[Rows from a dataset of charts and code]

=-=-=

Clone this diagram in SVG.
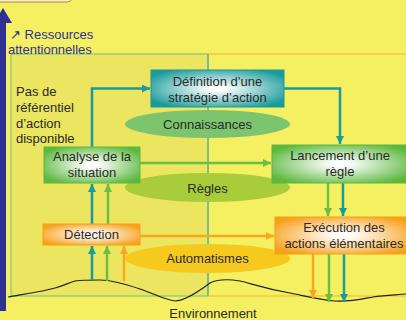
<svg xmlns="http://www.w3.org/2000/svg" width="406" height="320" viewBox="0 0 406 320">
<style>
text{font-family:"Liberation Sans",Arial,sans-serif;font-size:13px;fill:#2a2a2a}
.c{text-anchor:middle}
.blue{fill:#2e3192}
.teal{stroke:#1a9c9c;stroke-width:2.5;fill:none}
.green{stroke:#6cbf45;stroke-width:2.5;fill:none}
.orange{stroke:#f8a81c;stroke-width:2.5;fill:none}
</style>
<defs>
<radialGradient id="gT" cx="0.5" cy="0.5" r="0.6"><stop offset="0.1" stop-color="#ffffff"/><stop offset="1" stop-color="#1a9a9a"/></radialGradient>
<radialGradient id="gG" cx="0.5" cy="0.5" r="0.6"><stop offset="0.1" stop-color="#ffffff"/><stop offset="1" stop-color="#5cb83e"/></radialGradient>
<radialGradient id="gO" cx="0.5" cy="0.5" r="0.6"><stop offset="0.1" stop-color="#ffffff"/><stop offset="1" stop-color="#f7a01a"/></radialGradient>
<marker id="aT" markerUnits="userSpaceOnUse" markerWidth="10" markerHeight="10" refX="8" refY="4" orient="auto"><path d="M0,0 L8,4 L0,8 z" fill="#1a9c9c"/></marker>
<marker id="aG" markerUnits="userSpaceOnUse" markerWidth="10" markerHeight="10" refX="8" refY="4" orient="auto"><path d="M0,0 L8,4 L0,8 z" fill="#6cbf45"/></marker>
<marker id="aO" markerUnits="userSpaceOnUse" markerWidth="10" markerHeight="10" refX="8" refY="4" orient="auto"><path d="M0,0 L8,4 L0,8 z" fill="#f8a81c"/></marker>
</defs>
<rect width="406" height="320" fill="#f5ef62"/>
<rect x="-10" y="-20" width="83" height="22" rx="6" fill="#fdf6c4" stroke="#a8884a" stroke-width="1"/>
<rect x="11" y="54" width="197" height="242" fill="#ebe55f" stroke="#6cc08a" stroke-width="1"/>
<line x1="208" y1="54" x2="406" y2="54" stroke="#f8b030" stroke-width="1"/>
<line x1="208" y1="296" x2="406" y2="296" stroke="#f8b030" stroke-width="1"/>
<line x1="208" y1="54" x2="208" y2="296" stroke="#4aa89a" stroke-width="1"/>
<g id="resources">
<rect x="0" y="20" width="6" height="291" fill="#2e3192"/>
<polygon points="-6,23 3,8 12,23" fill="#2e3192"/>
<text x="10" y="39" class="blue">↗ Ressources</text>
<text x="8" y="54" class="blue">attentionnelles</text>
</g>
<g id="note">
<text x="16" y="96">Pas de</text>
<text x="16" y="112">référentiel</text>
<text x="16" y="128">d’action</text>
<text x="16" y="143">disponible</text>
</g>
<g id="ellipses">
<ellipse id="connaissances" cx="207.5" cy="124" rx="82.5" ry="14" fill="#7cc46e"/>
<ellipse id="regles" cx="207.5" cy="187.5" rx="82.5" ry="14.5" fill="#a8cc3a"/>
<ellipse id="automatismes" cx="207.5" cy="258.5" rx="82.5" ry="14.5" fill="#f6c91e"/>
<text x="207.5" y="129" class="c">Connaissances</text>
<text x="207.5" y="193" class="c">Règles</text>
<text x="207.5" y="263" class="c">Automatismes</text>
</g>
<path id="terrain" d="M8,297 C25,294 45,291 55,288 C63,286 68,283 75,281 C82,280 92,280 100,280 C110,280 125,284 140,289 C155,294 165,300 175,301 C185,301 198,292 210,283 C218,279 228,279 240,281 C250,283 262,288 290,293 C305,296 320,300 335,301 C350,302 362,299 373,297 C385,295 395,295 406,294" fill="none" stroke="#222" stroke-width="1.2"/>
<g id="connectors">
<path class="teal" d="M92,147 V88.5 H150" marker-end="url(#aT)"/>
<path class="teal" d="M284,88.5 H340 V144" marker-end="url(#aT)"/>
<path class="green" d="M140,163 H271" marker-end="url(#aG)"/>
<path class="orange" d="M140,236 H274" marker-end="url(#aO)"/>
<path class="teal" d="M92,224 V184" marker-end="url(#aT)"/>
<path class="green" d="M108,224 V184" marker-end="url(#aG)"/>
<path class="teal" d="M92,280 V246" marker-end="url(#aT)"/>
<path class="green" d="M107,281 V246" marker-end="url(#aG)"/>
<path class="orange" d="M124,281 V246" marker-end="url(#aO)"/>
<path class="green" d="M328,183 V216" marker-end="url(#aG)"/>
<path class="teal" d="M343,183 V216" marker-end="url(#aT)"/>
<path class="orange" d="M313,254 V298" marker-end="url(#aO)"/>
<path class="green" d="M329,254 V302" marker-end="url(#aG)"/>
<path class="teal" d="M344,254 V302" marker-end="url(#aT)"/>
</g>
<g id="definition">
<rect x="151" y="70" width="133" height="37" fill="url(#gT)" stroke="#1a9a9a" stroke-width="1"/>
<text x="217.5" y="86" class="c">Définition d’une</text>
<text x="217.5" y="102" class="c">stratégie d’action</text>
</g>
<g id="analyse">
<rect x="44" y="147" width="96" height="36" fill="url(#gG)" stroke="#5cb83e" stroke-width="1"/>
<text x="92" y="161" class="c">Analyse de la</text>
<text x="92" y="177" class="c">situation</text>
</g>
<g id="lancement">
<rect x="272" y="145" width="136" height="38" fill="url(#gG)" stroke="#5cb83e" stroke-width="1"/>
<text x="340" y="160" class="c">Lancement d’une</text>
<text x="340" y="176" class="c">règle</text>
</g>
<g id="detection">
<rect x="43" y="224" width="97" height="21" fill="url(#gO)" stroke="#f7a01a" stroke-width="1"/>
<text x="91.5" y="239" class="c">Détection</text>
</g>
<g id="execution">
<rect x="275" y="217" width="136" height="37" fill="url(#gO)" stroke="#f7a01a" stroke-width="1"/>
<text x="344" y="232" class="c">Exécution des</text>
<text x="344" y="248" class="c">actions élémentaires</text>
</g>
<text x="213" y="318" class="c">Environnement</text>
</svg>
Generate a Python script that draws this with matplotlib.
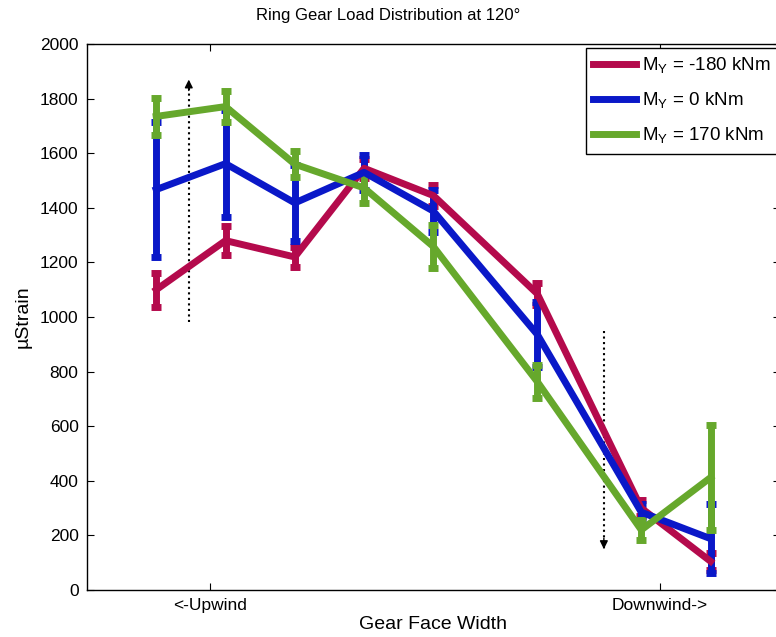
import matplotlib
matplotlib.use("Agg")
import matplotlib.pyplot as plt
from matplotlib.lines import Line2D

plt.rcParams['font.family'] = ['Liberation Sans', 'DejaVu Sans']
plt.rcParams['mathtext.fontset'] = 'custom'
plt.rcParams['mathtext.rm'] = 'Liberation Sans'

# Strain gauge stations across the face width
positions = [1, 2, 3, 4, 5, 6.5, 8, 9]

labels = [r'M$_\mathregular{Y}$ = -180 kNm',
          r'M$_\mathregular{Y}$ = 0 kNm',
          r'M$_\mathregular{Y}$ = 170 kNm']
colors = ['#B40A4C', '#0A18C8', '#66A82C']

strain_neg180 = [1100, 1280, 1220, 1545, 1445, 1085, 300, 105]
err_neg180 = [62, 53, 37, 35, 40, 40, 30, 30]

strain_0 = [1467, 1562, 1418, 1530, 1388, 936, 285, 188]
err_0 = [247, 196, 140, 63, 77, 119, 30, 126]

strain_170 = [1735, 1771, 1560, 1473, 1258, 763, 220, 412]
err_170 = [68, 57, 48, 55, 79, 60, 38, 192]

series = [strain_neg180, strain_0, strain_170]
errors = [err_neg180, err_0, err_170]

tick_pos = [1.78, 8.27]
tick_labels = ['<-Upwind', 'Downwind->']

# load-shift arrows (x, start, end)
arrow_up = (1.47, 980, 1870)
arrow_down = (7.46, 950, 150)

fig = plt.figure(figsize=(7.76, 6.37), dpi=100)
ax = fig.add_axes([0.112, 0.0738, 0.893, 0.857])

handles = []
for y, e, c, lab in zip(series, errors, colors, labels):
    ax.errorbar(positions, y, yerr=e, color=c, lw=5, elinewidth=5,
                capsize=3.5, capthick=5)
    handles.append(Line2D([], [], color=c, lw=5, label=lab))

for x, y0, y1 in [arrow_up, arrow_down]:
    ax.plot([x, x], [y0, y1], color='black', ls=':', lw=1.5)
    d = 1 if y1 > y0 else -1
    ax.annotate('', xy=(x, y1), xytext=(x, y1 - d * 40),
                arrowprops=dict(arrowstyle='-|>', color='black', lw=1,
                                mutation_scale=12, shrinkA=0, shrinkB=0))

ax.set_xlim(0, 10)
ax.set_ylim(0, 2000)
ax.set_yticks(range(0, 2001, 200))
ax.set_xticks(tick_pos)
ax.set_xticklabels(tick_labels)
ax.tick_params(direction='in', length=5, width=0.8, labelsize=12.5,
               top=True, right=True, pad=6)
for s in ax.spines.values():
    s.set_linewidth(1)

fig.text(0.5, 0.975, 'Ring Gear Load Distribution at 120°', fontsize=12,
         ha='center', va='center')
ax.set_xlabel('Gear Face Width', fontsize=14, labelpad=2)
ax.set_ylabel('µStrain', fontsize=14, labelpad=6)

leg = ax.legend(handles=handles, loc='upper right',
                bbox_to_anchor=(0.997, 0.993), fontsize=13.5,
                fancybox=False, framealpha=1, edgecolor='black',
                handlelength=2.3, handletextpad=0.3, borderpad=0.4,
                labelspacing=0.8, borderaxespad=0)
leg.get_frame().set_linewidth(1)

fig.savefig('out.png', dpi=100)
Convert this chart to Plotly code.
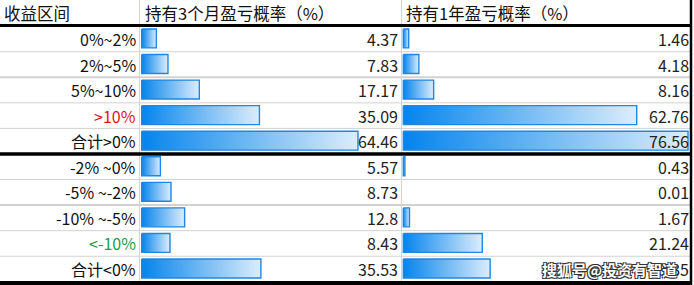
import plotly.graph_objects as go

# ---- data ----
categories = ["0%~2%", "2%~5%", "5%~10%", ">10%", "合计>0%",
              "-2% ~0%", "-5% ~-2%", "-10% ~-5%", "<-10%", "合计<0%"]
prob_3m = [4.37, 7.83, 17.17, 35.09, 64.46, 5.57, 8.73, 12.8, 8.43, 35.53]
prob_1y = [1.46, 4.18, 8.16, 62.76, 76.56, 0.43, 0.01, 1.67, 21.24, 23.35]
headers = ["收益区间", "持有3个月盈亏概率（%）", "持有1年盈亏概率（%）"]
label_colors = {">10%": "#e3141c", "<-10%": "#1c9c52"}
watermark = "搜狐号@投资有智道"

# ---- geometry (pixels) ----
W, H = 694, 285
row0_c, row_h = 13.4, 25.56
x0_3m, ppu_3m = 141.7, 3.355
x0_1y, ppu_1y = 403.3, 3.719
FONT = "Noto Sans CJK SC"

def px(x):
    return x / W

fig = go.Figure()
grad = dict(type="horizontal", colorscale=[[0, "#0584ec"], [1, "#dcedfc"]])
for series, axis in ((prob_3m, "x"), (prob_1y, "x2")):
    for k, v in enumerate(series, start=1):
        top, bot = k - 0.39, k + 0.35
        fig.add_trace(go.Scatter(
            x=[0, v, v, 0, 0], y=[top, top, bot, bot, top],
            xaxis=axis, yaxis="y", mode="lines", fill="toself",
            fillgradient=grad,
            line=dict(color="#1f86e2", width=1.4 if v * ppu_1y > 0.2 else 0),
            hoverinfo="skip", showlegend=False))

shapes = []
def hline(yv, color, width, yref="y"):
    shapes.append(dict(type="line", xref="paper", yref=yref, x0=0, x1=px(692),
                       y0=yv, y1=yv, line=dict(color=color, width=width), layer="below"))

for k in range(1, 10):
    if k == 5:
        continue
    hline(k + 0.5, "#d2d2d2", 2 if k in (2, 7) else 1)
# vertical column dividers
for xv in (139.5, 401.5):
    shapes.append(dict(type="line", xref="paper", yref="paper", x0=px(xv), x1=px(xv),
                       y0=0, y1=1, line=dict(color="#d9d3ca", width=1), layer="below"))
# thick black lines
shapes.append(dict(type="line", xref="paper", yref="y", x0=0, x1=px(692), y0=0.47, y1=0.47,
                   line=dict(color="#000", width=3)))
shapes.append(dict(type="line", xref="paper", yref="y", x0=0, x1=px(692), y0=5.5, y1=5.5,
                   line=dict(color="#000", width=3.5)))
shapes.append(dict(type="line", xref="paper", yref="paper", x0=0, x1=px(692),
                   y0=1 - 283 / H, y1=1 - 283 / H, line=dict(color="#000", width=4)))
shapes.append(dict(type="line", xref="paper", yref="paper", x0=px(691), x1=px(691),
                   y0=0, y1=1, line=dict(color="#000", width=2.5)))

ann = []
for xv, t in zip((2, 143, 404), headers):
    ann.append(dict(text=t, x=px(xv), xref="paper", y=0, yref="y", xanchor="left",
                    yanchor="middle", showarrow=False,
                    font=dict(family=FONT, size=16.5, color="#111")))
for k, (c, a, b) in enumerate(zip(categories, prob_3m, prob_1y), start=1):
    ann.append(dict(text=c, x=px(137.5), xref="paper", y=k, yref="y", xanchor="right",
                    yanchor="middle", showarrow=False,
                    font=dict(family=FONT, size=16, color=label_colors.get(c, "#111"))))
    ann.append(dict(text=f"{a:g}", x=px(399.5), xref="paper", y=k, yref="y", xanchor="right",
                    yanchor="middle", showarrow=False,
                    font=dict(family=FONT, size=16, color="#222")))
    ann.append(dict(text=f"{b:g}", x=px(690.5), xref="paper", y=k, yref="y", xanchor="right",
                    yanchor="middle", showarrow=False,
                    font=dict(family=FONT, size=16, color="#222")))
ann.append(dict(text=watermark, x=px(540), xref="paper", y=10, yref="y", xanchor="left",
                yanchor="middle", showarrow=False,
                font=dict(family=FONT, size=15, color="#ffffff", weight="bold",
                          shadow="1px 1px 0 #333, -1px -1px 0 #333, 1px -1px 0 #333, -1px 1px 0 #333")))

fig.update_layout(
    width=W, height=H, margin=dict(l=0, r=0, t=0, b=0),
    paper_bgcolor="white", plot_bgcolor="white",
    xaxis=dict(range=[-x0_3m / ppu_3m, (W - x0_3m) / ppu_3m], domain=[0, 1],
               visible=False, fixedrange=True),
    xaxis2=dict(range=[-x0_1y / ppu_1y, (W - x0_1y) / ppu_1y], domain=[0, 1],
                overlaying="x", visible=False, fixedrange=True),
    yaxis=dict(range=[(H - row0_c) / row_h, -row0_c / row_h], domain=[0, 1],
               visible=False, fixedrange=True),
    shapes=shapes, annotations=ann, showlegend=False,
)
fig.write_html("out.html", config={"displayModeBar": False})
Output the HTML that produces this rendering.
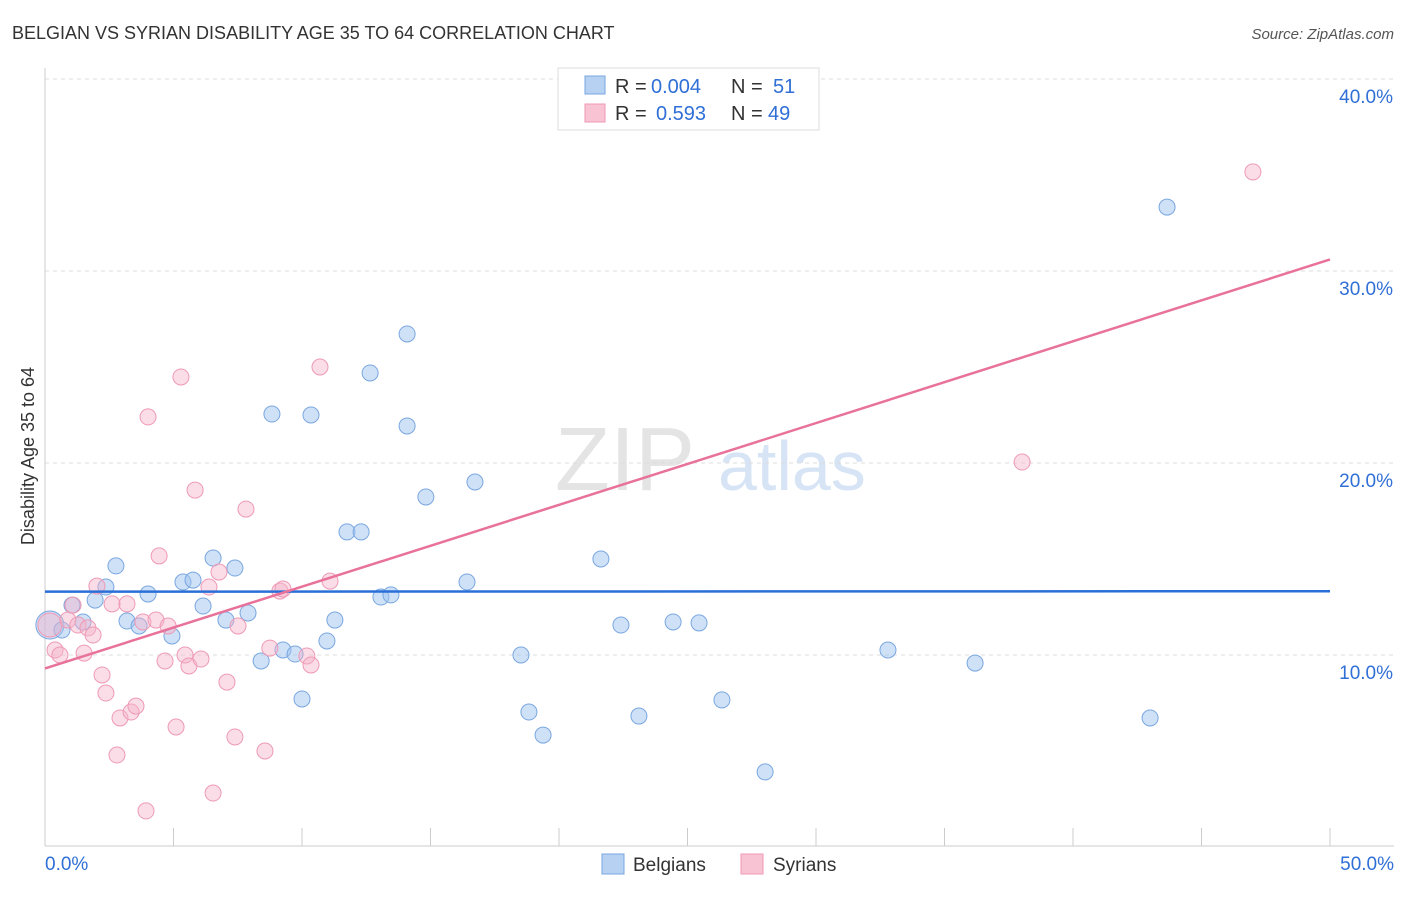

=-=-=

(AIM OF THE TASK)
Among the entries above, take the lines from the one with "Generate a Python" through the one with "from matplotlib.lines import Line2D" and retype them exactly, leaving out the pictures.

(ANSWER TO THIS PROBLEM)
Generate a Python script that draws this with matplotlib.
import matplotlib
matplotlib.use("Agg")
import matplotlib.pyplot as plt
from matplotlib.lines import Line2D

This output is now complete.